With regard to the various revenue solutions being put forward, various studies (albeit contested), including one commissioned by the Australian Energy Market Commission, do indicate that network savings from peak load reduction from PVs are generally less than the value of the network tariff avoided by such customers under current net metering. This is largely due, of course, to the relatively poor alignment between PV output and these network peak loads that generally occur in the evening. This does certainly represent an implicit subsidy from households without PV systems to those with the systems. However, PVs are hardly alone in an environment where underlying network costs and benefits are poorly aligned with tariffs. There are many energy-efficiency measures that also reduce overall household consumption while not necessarily reducing peak demand. Indeed, household demand has fallen markedly over recent years driven by factors that include energy-efficiency programs.
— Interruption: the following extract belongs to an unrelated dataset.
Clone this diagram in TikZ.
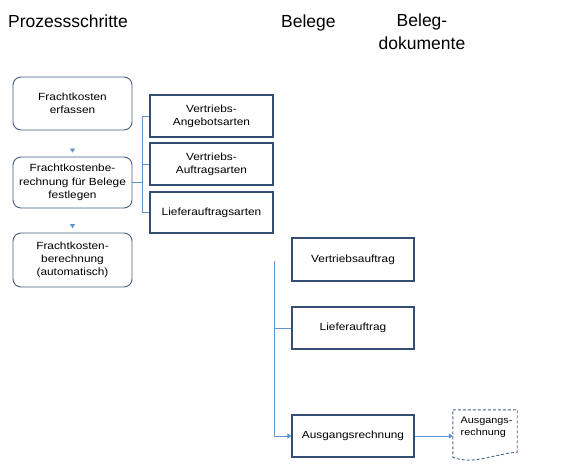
\documentclass[tikz,border=0pt]{standalone}
\usepackage{fontspec}
\setmainfont{Liberation Sans}
\newfontfamily\boxfont[FakeStretch=1.14]{Liberation Sans}
\usetikzlibrary{arrows.meta}
\definecolor{rbord}{RGB}{72,94,124}
\definecolor{sbord}{RGB}{50,78,114}
\definecolor{conncol}{RGB}{96,146,204}
\definecolor{docbord}{RGB}{70,100,140}
\tikzset{
  roundbox/.style={draw=rbord, line width=0.9pt, rounded corners=8pt, minimum width=119pt, align=center, inner sep=0pt, font=\boxfont\fontsize{10.4}{13.3}\selectfont},
  sqbox/.style={draw=sbord, line width=1.1pt, minimum width=123pt, align=center, inner sep=0pt, font=\boxfont\fontsize{10.4}{13.3}\selectfont},
  conn/.style={draw=conncol, line width=0.8pt},
  tip/.style={-{Triangle[length=4pt,width=5pt]}, conncol},
  header/.style={inner sep=0pt, font=\fontsize{17.5}{23}\selectfont},
}
\begin{document}
\begin{tikzpicture}[x=1pt,y=-1pt]
\useasboundingbox (0,0) rectangle (588,466);
% headers
\node[header, anchor=base west] (h1) at (8,27) {Prozessschritte};
\node[header, anchor=base west] (h2) at (281,27) {Belege};
\node[header, anchor=north, align=center] (h3) at (422,13.5) {Beleg-\\dokumente};
% process steps
\node[roundbox, minimum height=53pt] (b1) at (72.5,103.5) {Frachtkosten\\erfassen};
\node[roundbox, minimum height=51pt] (b2) at (72.5,182.5) {Frachtkostenbe-\\rechnung für Belege\\festlegen};
\node[roundbox, minimum height=54pt] (b3) at (72.5,260) {Frachtkosten-\\berechnung\\(automatisch)};
% document types
\node[sqbox, minimum height=42pt] (r1) at (211.5,116) {Vertriebs-\\Angebotsarten};
\node[sqbox, minimum height=42pt] (r2) at (211.5,164) {Vertriebs-\\Auftragsarten};
\node[sqbox, minimum height=41pt] (r3) at (211.5,212.5) {Lieferauftragsarten};
% documents
\node[sqbox, minimum width=122pt, minimum height=43pt] (v1) at (353,259.5) {Vertriebsauftrag};
\node[sqbox, minimum width=122pt, minimum height=42pt] (v2) at (353,328) {Lieferauftrag};
\node[sqbox, minimum width=122pt, minimum height=42pt] (v3) at (353,436) {Ausgangsrechnung};
% document output
\node[inner sep=0pt, minimum width=64pt, minimum height=47pt] (d) at (485,433.5) {};
\node[inner sep=0pt, anchor=north west, align=left, font=\boxfont\fontsize{9.5}{12}\selectfont] (dt) at (460.5,417) {Ausgangs-\\rechnung};
\draw[docbord, line width=0.9pt, dash pattern=on 3pt off 2pt]
  (d.north west) -- (d.north east) -- ([yshift=5pt]d.south east)
  .. controls ([xshift=-24pt,yshift=3pt]d.south east) and ([xshift=20pt,yshift=-8pt]d.south west) .. (d.south west) -- cycle;
% small arrows between process steps
\draw[conn, tip, shorten <=19pt, shorten >=4pt] (b1.south) -- (b2.north);
\draw[conn, tip, shorten <=19.5pt, shorten >=4.5pt] (b2.south) -- (b3.north);
% tree from b2 to r1..r3
\coordinate (j1) at (142,182.5);
\draw[conn] (b2.east) -- (j1);
\draw[conn] (r1.west) -| (j1);
\draw[conn] (r2.west) -| (j1);
\draw[conn] (r3.west) -| (j1);
% tree for documents
\coordinate (t) at (274,261);
\draw[conn, tip] (t) |- (v3.west);
\draw[conn] (v2.west) -- (v2.west -| t);
\draw[conn, tip] (v3.east) -- (v3.east -| d.west);
\end{tikzpicture}
\end{document}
And, as noted above, peak demand in many parts of the Australian network is driven by air-conditioning. It has been estimated that the cross subsidy for households with large air conditioners can be an order of magnitude greater than cross subsidies for households with PVs. Meanwhile, the subsidies between city and rural customers likely dwarf even these under current tariff arrangements.
So while the networks certainly face a range of technical and revenue challenges related to PVs, these are just part of a broader suite of challenges and, let it be said, opportunities arising from new distributed technologies including battery storage, small trigeneration systems, and increasingly smart and remotely controllable smart appliances. These are all now being installed by newly engaged energy users looking to reduce costs while improving their energy services.
While increasing fixed charges ($/day) might be seen as a way to insulate DNSPs from these distributed technologies and their owners, such charges will certainly reduce incentives to deploy PVs, energy efficiency, and smart loads that can help us save on network expenditure while also delivering wider economic and environmental benefits. There is also the risk of some end-users choosing to add storage to their PVs and depart the grid entirely, an unfortunate and likely economically poor outcome for both such households and the valuable, and publicly funded, asset they are abandoning.
Instead, we need to establish new business models for DNSPs and other key stakeholders that facilitate active support for and integration of appropriate distributed energy options that will assist in meeting the growing economic, social, and environmental challenges of a clean energy future. Working out what these business models should be, and the policy and regulatory framework within which they will reside, is the work ahead for the industry and other stakeholders. In this regard, there are growing efforts in some jurisdictions and much to learn from the experiences of others. A particularly promising example in Australia is the growing interest of DNSPs serving rural customers to explore distributed energy options rather than continuing the usual, often very expensive, service by the wire. More generally, however, distributed energy challenges and opportunities will invariably vary greatly between electricity industries and are changing rapidly so there will be no “one size fits all always” solution. It’s a difficult journey ahead for the DNSPs and us all, but one we certainly believe is worth taking.